Mumbai 7/11 Blasts: 20 Years On, Survivors Seek Justice and Closure
Twenty years after seven coordinated bomb blasts tore through Mumbai's Western Railway suburban trains on the evening of July 11, 2006, many survivors continue to bear the physical, emotional, and financial scars of that day. The attacks killed 187 people and injured 817.
Last year, the Bombay High Court acquitted all 12 men convicted by a special trial court, ruling that the prosecution had failed to prove guilt beyond reasonable doubt. Five of the accused had been sentenced to death and seven to life imprisonment in 2015; they were freed after nearly two decades in prison. The Maharashtra government has since challenged the acquittal in the Supreme Court.
For survivors, the acquittal reopened wounds. Many say they still receive inadequate long-term support despite permanent disabilities.
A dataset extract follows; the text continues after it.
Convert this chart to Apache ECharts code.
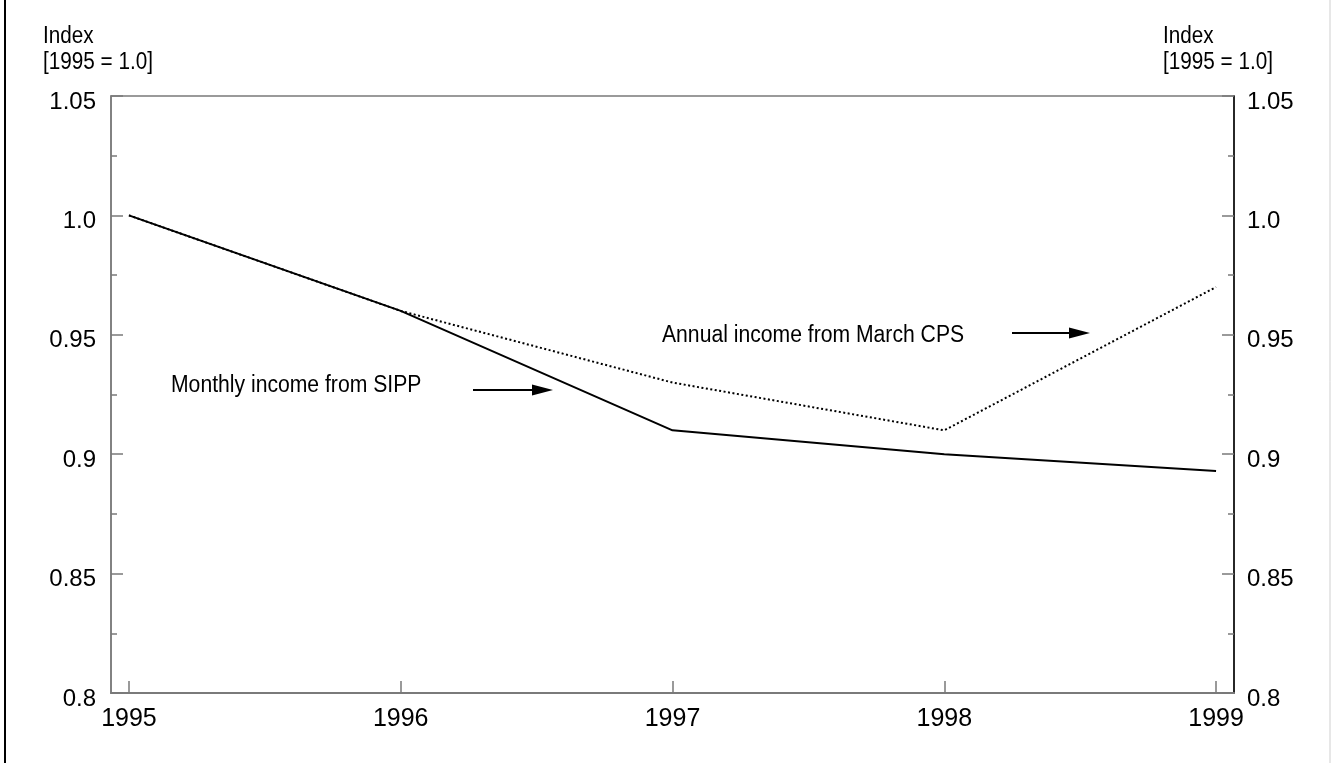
<!DOCTYPE html>
<html>
<head>
<meta charset="utf-8">
<style>
  html, body { margin: 0; padding: 0; background: #fff; }
  #chart { width: 1331px; height: 763px; }
</style>
<script src="https://cdn.jsdelivr.net/npm/echarts@6/dist/echarts.min.js"></script>
</head>
<body>
<div id="chart"></div>
<script>
// Income index, 1995 = 1.0
const years = [1995, 1996, 1997, 1998, 1999];
const sippMonthly = [1.0, 0.96, 0.91, 0.90, 0.893];
const cpsAnnual = [1.0, 0.96, 0.93, 0.91, 0.97];
const yTicks = [0.8, 0.85, 0.9, 0.95, 1.0, 1.05];
const axisTitle = ['Index', '[1995 = 1.0]'];
const sippLabel = 'Monthly income from SIPP';
const cpsLabel = 'Annual income from March CPS';

const FONT = '"Liberation Sans", Arial, sans-serif';
const GRAY = '#7a7a7a';

function fmtY(v) {
  const s = String(Number(v.toFixed(2)));
  return '{v|' + (s === '1' ? '1.0' : s) + '}';
}

function yAxisDef(pos, lineColor) {
  return {
    type: 'value',
    position: pos,
    min: yTicks[0],
    max: yTicks[yTicks.length - 1],
    interval: 0.05,
    axisLine: { show: true, lineStyle: { color: lineColor, width: 1.5 } },
    axisTick: { show: true, inside: true, length: 12, lineStyle: { color: GRAY, width: 1.5 } },
    minorTick: { show: true, splitNumber: 2, length: 6, lineStyle: { color: GRAY, width: 1.5 } },
    splitLine: { show: false },
    axisLabel: {
      margin: pos === 'left' ? 15 : 13,
      formatter: fmtY,
      rich: {
        v: { color: '#000', fontFamily: FONT, fontSize: 24, padding: [12, 0, 0, 0] }
      }
    }
  };
}

// arrow pointing right: shaft + filled head
function arrow(x0, x1, y) {
  return [
    { type: 'line', shape: { x1: x0, y1: y, x2: x1 - 16, y2: y }, style: { stroke: '#000', lineWidth: 2 } },
    { type: 'polygon', shape: { points: [[x1 - 21, y - 5.5], [x1, y], [x1 - 21, y + 5.5]] }, style: { fill: '#000' } }
  ];
}

// slightly condensed text block
function label(text, x, y, size, lh) {
  return {
    type: 'text', x: x, y: y, scaleX: 0.9,
    style: { text: text, font: size + 'px ' + FONT, fill: '#000', lineHeight: lh || size }
  };
}

const chart = echarts.init(document.getElementById('chart'), null, { renderer: 'canvas' });

chart.setOption({
  backgroundColor: '#fff',
  animation: false,
  grid: {
    left: 111, right: 97, top: 96, bottom: 70,
    show: true, borderColor: GRAY, borderWidth: 1.5, backgroundColor: 'transparent'
  },
  xAxis: {
    type: 'value',
    min: 1994.934,
    max: 1999.066,
    axisLine: { show: true, lineStyle: { color: GRAY, width: 2 } },
    axisTick: { show: true, inside: true, length: 12, customValues: years, lineStyle: { color: GRAY, width: 1.5 } },
    splitLine: { show: false },
    axisLabel: {
      customValues: years,
      color: '#000', fontFamily: FONT, fontSize: 25, margin: 14,
      formatter: v => String(Math.round(v))
    }
  },
  yAxis: [yAxisDef('left', GRAY), yAxisDef('right', '#000')],
  series: [
    {
      name: cpsLabel,
      type: 'line',
      data: years.map((y, i) => [y, cpsAnnual[i]]),
      symbol: 'none',
      lineStyle: { color: '#000', width: 2, type: [2, 2.5] },
      z: 2
    },
    {
      name: sippLabel,
      type: 'line',
      data: years.map((y, i) => [y, sippMonthly[i]]),
      symbol: 'none',
      lineStyle: { color: '#000', width: 2 },
      z: 3
    }
  ],
  graphic: [
    // page frame
    { type: 'line', shape: { x1: 5, y1: 0, x2: 5, y2: 763 }, style: { stroke: '#000', lineWidth: 2 } },
    { type: 'line', shape: { x1: 1330, y1: 0, x2: 1330, y2: 763 }, style: { stroke: '#cfcfcf', lineWidth: 1 } },
    // axis titles
    label(axisTitle.join('\n'), 43, 24, 23, 26),
    label(axisTitle.join('\n'), 1163, 24, 23, 26),
    // annotations
    label(sippLabel, 171, 374, 23.5),
    label(cpsLabel, 662, 324, 23.5),
    ...arrow(473, 553, 390),
    ...arrow(1012, 1090, 333)
  ]
});
</script>
</body>
</html>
Chirag Arvind Chauhan, now 40, was a 20-year-old chartered accountancy student when the blast left him with a spinal cord injury, paralysing nearly 85% of his body below the chest. He spent two-and-a-half months in hospital and two years in physiotherapy before he could sit for long periods. 'Initially, even sitting upright would make me feel faint. Slowly, my body adapted,' he recalled.
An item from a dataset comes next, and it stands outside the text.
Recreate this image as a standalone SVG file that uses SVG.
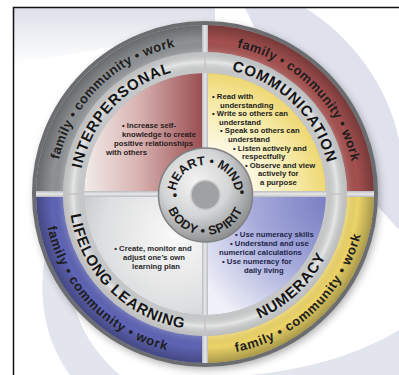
<svg xmlns="http://www.w3.org/2000/svg" width="399" height="375" viewBox="0 0 399 375">
<style>
.band{font-family:"Liberation Sans",Arial,sans-serif;font-weight:bold;font-size:13px;fill:#1e1e1e}
.ring{font-family:"Liberation Sans",Arial,sans-serif;font-weight:bold;font-size:15px;fill:#151515;letter-spacing:0.8px}
.hub{font-family:"Liberation Sans",Arial,sans-serif;font-weight:bold;font-size:12.5px;fill:#1a1a1a}
.q{font-family:"Liberation Sans",Arial,sans-serif;font-weight:bold;font-size:7.7px}
</style>
<defs>
<filter id="sh" x="-20%" y="-20%" width="140%" height="140%"><feGaussianBlur stdDeviation="4"/></filter>
<linearGradient id="bgTop" x1="0" y1="8" x2="0" y2="65" gradientUnits="userSpaceOnUse"><stop offset="0" stop-color="#dde0ea"/><stop offset="1" stop-color="#ffffff"/></linearGradient>
<linearGradient id="gTL" x1="84" y1="0" x2="205" y2="0" gradientUnits="userSpaceOnUse"><stop offset="0" stop-color="#f1ecea"/><stop offset="0.45" stop-color="#d8b3b1"/><stop offset="1" stop-color="#984a4e"/></linearGradient>
<radialGradient id="gTR" cx="205" cy="194" r="121" gradientUnits="userSpaceOnUse"><stop offset="0.35" stop-color="#fdf9e8"/><stop offset="0.75" stop-color="#f6eaa8"/><stop offset="1" stop-color="#eed772"/></radialGradient>
<radialGradient id="gBL" cx="175" cy="235" r="130" gradientUnits="userSpaceOnUse"><stop offset="0" stop-color="#f9f9f9"/><stop offset="0.55" stop-color="#dedfe0"/><stop offset="1" stop-color="#b3b5b8"/></radialGradient>
<radialGradient id="gBR" cx="330" cy="200" r="150" gradientUnits="userSpaceOnUse"><stop offset="0" stop-color="#777dc2"/><stop offset="0.5" stop-color="#a5a9da"/><stop offset="1" stop-color="#eff0f8"/></radialGradient>
<radialGradient id="bandShade" cx="205" cy="194" r="170" gradientUnits="userSpaceOnUse"><stop offset="0.835" stop-color="#ffffff" stop-opacity="0.15"/><stop offset="0.9" stop-color="#000" stop-opacity="0"/><stop offset="1" stop-color="#000" stop-opacity="0.3"/></radialGradient>
<radialGradient id="ringShade" cx="205" cy="194" r="142" gradientUnits="userSpaceOnUse"><stop offset="0.85" stop-color="#000" stop-opacity="0.08"/><stop offset="0.93" stop-color="#fff" stop-opacity="0.3"/><stop offset="1" stop-color="#000" stop-opacity="0.12"/></radialGradient>
<radialGradient id="gHub" cx="196" cy="182" r="62" gradientUnits="userSpaceOnUse"><stop offset="0" stop-color="#f4f4f4"/><stop offset="0.55" stop-color="#d3d4d5"/><stop offset="1" stop-color="#8c8e90"/></radialGradient>
<linearGradient id="dv" x1="0" y1="0" x2="1" y2="0"><stop offset="0" stop-color="#b9bbbe"/><stop offset="0.5" stop-color="#e9e9ea"/><stop offset="1" stop-color="#b9bbbe"/></linearGradient>
<linearGradient id="dh" x1="0" y1="0" x2="0" y2="1"><stop offset="0" stop-color="#b9bbbe"/><stop offset="0.5" stop-color="#e9e9ea"/><stop offset="1" stop-color="#b9bbbe"/></linearGradient>
<path id="pBandTop" d="M55,194 A150,150 0 0 1 355,194"/>
<path id="pBandBot" d="M44,194 A161,161 0 0 0 366,194"/>
<path id="pRingTop" d="M79,194 A126,126 0 0 1 331,194"/>
<path id="pRingBot" d="M69,194 A136,136 0 0 0 341,194"/>
<path id="pHubTop" d="M205.5,225 A30,30 0 1 1 205.5,165 A30,30 0 1 1 205.5,225"/>
<path id="pHubBot" d="M205.5,155 A40,40 0 1 0 205.5,235 A40,40 0 1 0 205.5,155"/>
</defs>

<g id="background">
<rect width="399" height="375" fill="#ffffff"/>
<path d="M14,8 H215 V30 Q120,45 14,64 Z" fill="url(#bgTop)"/>
<path d="M245,8 L305,8 C350,35 388,85 399,140 L399,230 L300,120 Z" fill="#dfe2ec"/>
<path d="M48,240 C34,300 48,345 70,375 L120,375 C80,340 66,300 70,250 Z" fill="#e3e5ee"/>
<path d="M250,375 C320,368 365,350 399,330 L399,375 Z" fill="#e3e5ee"/>
<path d="M13.5,375 V7.5 H399" fill="none" stroke="#111" stroke-width="1.5"/>
</g>

<g id="disc">
<circle cx="207" cy="197" r="172" fill="#000" opacity="0.35" filter="url(#sh)"/>
<circle cx="205" cy="194" r="171" fill="none" stroke="#6b6d70" stroke-width="4"/>
<path d="M36,194 A169,169 0 0 1 205,25 L205,52 A142,142 0 0 0 63,194 Z" fill="#8f9295"/>
<path d="M205,25 A169,169 0 0 1 374,194 L347,194 A142,142 0 0 0 205,52 Z" fill="#a4504f"/>
<path d="M374,194 A169,169 0 0 1 205,363 L205,336 A142,142 0 0 0 347,194 Z" fill="#ecd468"/>
<path d="M205,363 A169,169 0 0 1 36,194 L63,194 A142,142 0 0 0 205,336 Z" fill="#5f64b5"/>
<circle cx="205" cy="194" r="155.5" fill="none" stroke="url(#bandShade)" stroke-width="27"/>
<path d="M205,194 L84,194 A121,121 0 0 1 205,73 Z" fill="url(#gTL)"/>
<path d="M205,194 L205,73 A121,121 0 0 1 326,194 Z" fill="url(#gTR)"/>
<path d="M205,194 L326,194 A121,121 0 0 1 205,315 Z" fill="url(#gBR)"/>
<path d="M205,194 L205,315 A121,121 0 0 1 84,194 Z" fill="url(#gBL)"/>
<rect x="202" y="25" width="6" height="338" fill="url(#dv)"/>
<rect x="36" y="191" width="338" height="6" fill="url(#dh)"/>
<circle cx="205" cy="194" r="131.5" fill="none" stroke="#dadbdc" stroke-width="21"/>
<circle cx="205" cy="194" r="131.5" fill="none" stroke="url(#ringShade)" stroke-width="21"/>
<line x1="205" y1="52" x2="205" y2="73" stroke="#c4c5c7" stroke-width="1.5"/>
<line x1="205" y1="315" x2="205" y2="336" stroke="#c4c5c7" stroke-width="1.5"/>
<line x1="63" y1="194" x2="84" y2="194" stroke="#c4c5c7" stroke-width="1.5"/>
<line x1="326" y1="194" x2="347" y2="194" stroke="#c4c5c7" stroke-width="1.5"/>
</g>

<g id="hub">
<circle cx="205.5" cy="195" r="47" fill="url(#gHub)" stroke="#7f8183" stroke-width="1.5"/>
<circle cx="205.5" cy="195" r="14.5" fill="#9fa1a3" stroke="#c6c7c8" stroke-width="1.5"/>
<text class="hub"><textPath href="#pHubTop" startOffset="50%" text-anchor="middle">HEART • MIND</textPath></text>
<text class="hub" letter-spacing="0.6"><textPath href="#pHubBot" startOffset="50%" text-anchor="middle">BODY • SPIRIT</textPath></text>
<text class="hub" x="175" y="199" text-anchor="middle">•</text>
<text class="hub" x="242" y="196" text-anchor="middle">•</text>
</g>

<g id="interpersonal">
<text class="band" letter-spacing="0.4"><textPath href="#pBandTop" startOffset="25.5%" text-anchor="middle">family • community • work</textPath></text>
<text class="ring"><textPath href="#pRingTop" startOffset="24%" text-anchor="middle">INTERPERSONAL</textPath></text>
<g class="q" fill="#2a1c1c">
<text x="122" y="128">• Increase self-</text>
<text x="122" y="137">knowledge to create</text>
<text x="114" y="146">positive relationships</text>
<text x="106" y="155">with others</text>
</g>
</g>

<g id="communication">
<text class="band" letter-spacing="0.4"><textPath href="#pBandTop" startOffset="75%" text-anchor="middle">family • community • work</textPath></text>
<text class="ring"><textPath href="#pRingTop" startOffset="74.5%" text-anchor="middle">COMMUNICATION</textPath></text>
<g class="q" fill="#1c1c1c">
<text x="212" y="99">• Read with</text>
<text x="220" y="107.6">understanding</text>
<text x="212" y="116.2">• Write so others can</text>
<text x="219" y="124.8">understand</text>
<text x="220" y="133.4">• Speak so others can</text>
<text x="228" y="142">understand</text>
<text x="233" y="150.6">• Listen actively and</text>
<text x="242" y="159.2">respectfully</text>
<text x="245" y="167.8">• Observe and view</text>
<text x="258" y="176.4">actively for</text>
<text x="260" y="185">a purpose</text>
</g>
</g>

<g id="lifelong-learning">
<text class="band" letter-spacing="0.8"><textPath href="#pBandBot" startOffset="24.5%" text-anchor="middle">family • community • work</textPath></text>
<text class="ring"><textPath href="#pRingBot" startOffset="25%" text-anchor="middle">LIFELONG LEARNING</textPath></text>
<g class="q" fill="#2a2a2c" text-anchor="middle">
<text x="153" y="250.5">• Create, monitor and</text>
<text x="154" y="259.5">adjust one’s own</text>
<text x="156" y="268.5">learning plan</text>
</g>
</g>

<g id="numeracy">
<text class="band" letter-spacing="0.8"><textPath href="#pBandBot" startOffset="74%" text-anchor="middle">family • community • work</textPath></text>
<text class="ring"><textPath href="#pRingBot" startOffset="74%" text-anchor="middle">NUMERACY</textPath></text>
<g class="q" fill="#22264a">
<text x="235" y="236.5">• Use numeracy skills</text>
<text x="230" y="245.5">• Understand and use</text>
<text x="219" y="254.5">numerical calculations</text>
<text x="222" y="263.5">• Use numeracy for</text>
<text x="244" y="272.5">daily living</text>
</g>
</g>
</svg>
Rather than dwell on loss, Chauhan chose to rebuild. He completed his CA, founded his own practice in 2012, earned an LLB, and learned to drive a hand-controlled car, covering over 1.5 lakh kilometres across India. 'I don't let the wheelchair define me,' he said.
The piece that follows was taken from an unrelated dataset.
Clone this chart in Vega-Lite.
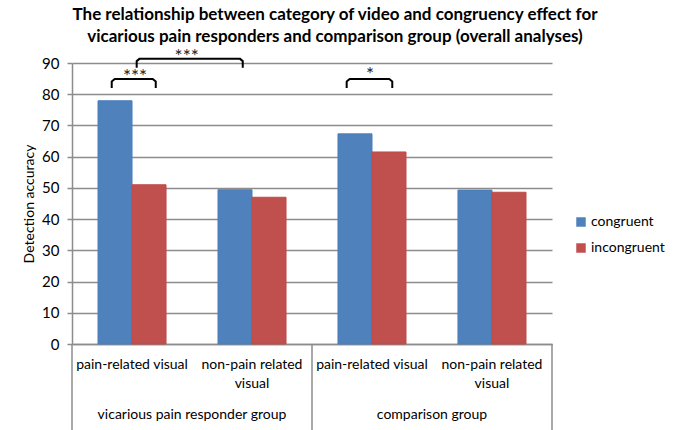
{
  "$schema": "https://vega.github.io/schema/vega-lite/v6.json",
  "autosize": "none",
  "padding": {"left": 72, "top": 63, "right": 128, "bottom": 86},
  "width": 480,
  "height": 281,
  "background": "white",
  "title": {
    "text": ["The relationship between category of video and congruency effect for", "vicarious pain responders and comparison group (overall analyses)"],
    "font": "Lato",
    "fontSize": 17,
    "fontWeight": "bold",
    "color": "black",
    "lineHeight": 22,
    "anchor": "middle",
    "frame": "group",
    "dx": 23,
    "offset": 2
  },
  "config": {
    "view": {"stroke": null},
    "font": "Lato",
    "axis": {"labelFont": "Lato", "titleFont": "Lato", "labelColor": "black", "titleColor": "black"}
  },
  "datasets": {
    "bars": [
      {"cell": "vicarious / pain-related visual", "condition": "congruent", "value": 77.9},
      {"cell": "vicarious / pain-related visual", "condition": "incongruent", "value": 51.0},
      {"cell": "vicarious / non-pain related visual", "condition": "congruent", "value": 49.4},
      {"cell": "vicarious / non-pain related visual", "condition": "incongruent", "value": 47.0},
      {"cell": "comparison / pain-related visual", "condition": "congruent", "value": 67.3},
      {"cell": "comparison / pain-related visual", "condition": "incongruent", "value": 61.5},
      {"cell": "comparison / non-pain related visual", "condition": "congruent", "value": 49.3},
      {"cell": "comparison / non-pain related visual", "condition": "incongruent", "value": 48.6}
    ],
    "separators": [
      {"pos": 0, "value": 0, "bottom": -28},
      {"pos": 2, "value": 0, "bottom": -28},
      {"pos": 4, "value": 0, "bottom": -28}
    ],
    "groups": [
      {"pos": 1, "value": -22.7, "label": "vicarious pain responder group"},
      {"pos": 3, "value": -22.7, "label": "comparison group"}
    ],
    "brackets": [
      {"bracket": "a", "i": 1, "x": 0.331, "value": 82.0},
      {"bracket": "a", "i": 2, "x": 0.331, "value": 84.1},
      {"bracket": "a", "i": 3, "x": 0.356, "value": 84.9},
      {"bracket": "a", "i": 4, "x": 0.673, "value": 84.9},
      {"bracket": "a", "i": 5, "x": 0.698, "value": 84.1},
      {"bracket": "a", "i": 6, "x": 0.698, "value": 82.0},
      {"bracket": "b", "i": 1, "x": 0.539, "value": 88.5},
      {"bracket": "b", "i": 2, "x": 0.539, "value": 90.6},
      {"bracket": "b", "i": 3, "x": 0.564, "value": 91.4},
      {"bracket": "b", "i": 4, "x": 1.398, "value": 91.4},
      {"bracket": "b", "i": 5, "x": 1.423, "value": 90.6},
      {"bracket": "b", "i": 6, "x": 1.423, "value": 88.5},
      {"bracket": "c", "i": 1, "x": 2.289, "value": 82.0},
      {"bracket": "c", "i": 2, "x": 2.289, "value": 84.1},
      {"bracket": "c", "i": 3, "x": 2.314, "value": 84.9},
      {"bracket": "c", "i": 4, "x": 2.644, "value": 84.9},
      {"bracket": "c", "i": 5, "x": 2.669, "value": 84.1},
      {"bracket": "c", "i": 6, "x": 2.669, "value": 82.0}
    ],
    "stars": [
      {"x": 0.525, "value": 85.6, "label": "***"},
      {"x": 0.956, "value": 91.9, "label": "***"},
      {"x": 2.483, "value": 86.3, "label": "*"}
    ]
  },
  "encoding": {
    "y": {
      "field": "value",
      "type": "quantitative",
      "title": "Detection accuracy",
      "scale": {"domain": [0, 90], "nice": false},
      "axis": {
        "values": [0, 10, 20, 30, 40, 50, 60, 70, 80, 90],
        "labelFontSize": 15,
        "labelPadding": 8,
        "labelOverlap": false,
        "labelBound": false,
        "tickSize": 5,
        "tickColor": "#8c8c8c",
        "tickWidth": 1.5,
        "domainColor": "#8c8c8c",
        "domainWidth": 1.5,
        "gridColor": "#8c8c8c",
        "gridWidth": 1.5,
        "titleFontSize": 14,
        "titleFontWeight": "normal",
        "titlePadding": 5
      }
    }
  },
  "layer": [
    {
      "data": {"name": "bars"},
      "mark": {"type": "bar", "strokeWidth": 1},
      "encoding": {
        "x": {
          "field": "cell",
          "type": "nominal",
          "sort": null,
          "scale": {"paddingInner": 0.433, "paddingOuter": 0.2167},
          "axis": {
            "title": null,
            "ticks": false,
            "labelAngle": 0,
            "labelFontSize": 14,
            "labelPadding": 13,
            "labelLineHeight": 19,
            "labelExpr": "indexof(datum.value, 'non-pain') >= 0 ? ['non-pain related', 'visual'] : 'pain-related visual'",
            "domainColor": "#8c8c8c",
            "domainWidth": 1.5,
            "grid": false
          }
        },
        "xOffset": {"field": "condition", "type": "nominal"},
        "color": {
          "field": "condition",
          "type": "nominal",
          "scale": {"domain": ["congruent", "incongruent"], "range": ["#4F81BD", "#C0504D"]},
          "legend": {
            "title": null,
            "orient": "none",
            "legendX": 502,
            "legendY": 152,
            "symbolType": "square",
            "symbolSize": 90,
            "symbolStrokeWidth": 0,
            "labelFontSize": 14,
            "labelOffset": 3,
            "rowPadding": 12
          }
        },
        "stroke": {
          "field": "condition",
          "type": "nominal",
          "scale": {"domain": ["congruent", "incongruent"], "range": ["#4A7EBB", "#BE4B48"]},
          "legend": null
        }
      }
    },
    {
      "data": {"name": "separators"},
      "mark": {"type": "rule", "color": "#8c8c8c", "strokeWidth": 1.5},
      "encoding": {
        "x": {"field": "pos", "type": "quantitative", "scale": {"domain": [0, 4]}, "axis": null},
        "y2": {"field": "bottom"}
      }
    },
    {
      "data": {"name": "groups"},
      "mark": {"type": "text", "fontSize": 14, "baseline": "middle", "align": "center", "color": "black"},
      "encoding": {
        "x": {"field": "pos", "type": "quantitative", "scale": {"domain": [0, 4]}, "axis": null},
        "text": {"field": "label"}
      }
    },
    {
      "data": {"name": "brackets"},
      "mark": {"type": "line", "color": "black", "strokeWidth": 2, "strokeJoin": "round"},
      "encoding": {
        "x": {"field": "x", "type": "quantitative", "scale": {"domain": [0, 4]}, "axis": null},
        "detail": {"field": "bracket"},
        "order": {"field": "i"}
      }
    },
    {
      "data": {"name": "stars"},
      "mark": {"type": "text", "fontSize": 19, "baseline": "middle", "align": "center", "color": "#222222"},
      "encoding": {
        "x": {"field": "x", "type": "quantitative", "scale": {"domain": [0, 4]}, "axis": null},
        "text": {"field": "label"}
      }
    }
  ],
  "resolve": {"scale": {"x": "independent"}}
}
But the question of justice lingers. 'When the acquittal came last year, we were all upset because justice had not been delivered. We still don't know who actually carried out the blasts,' Chauhan said. 'Maybe the real accused are still roaming free.'
He demanded that the actual culprits be punished according to the law. 'The loss has already happened... It has taken two decades just to reach a point where we still cannot answer the most basic question: who did this?'
As the 20th anniversary passes, survivors continue to wait for closure and accountability, while the legal process remains unresolved.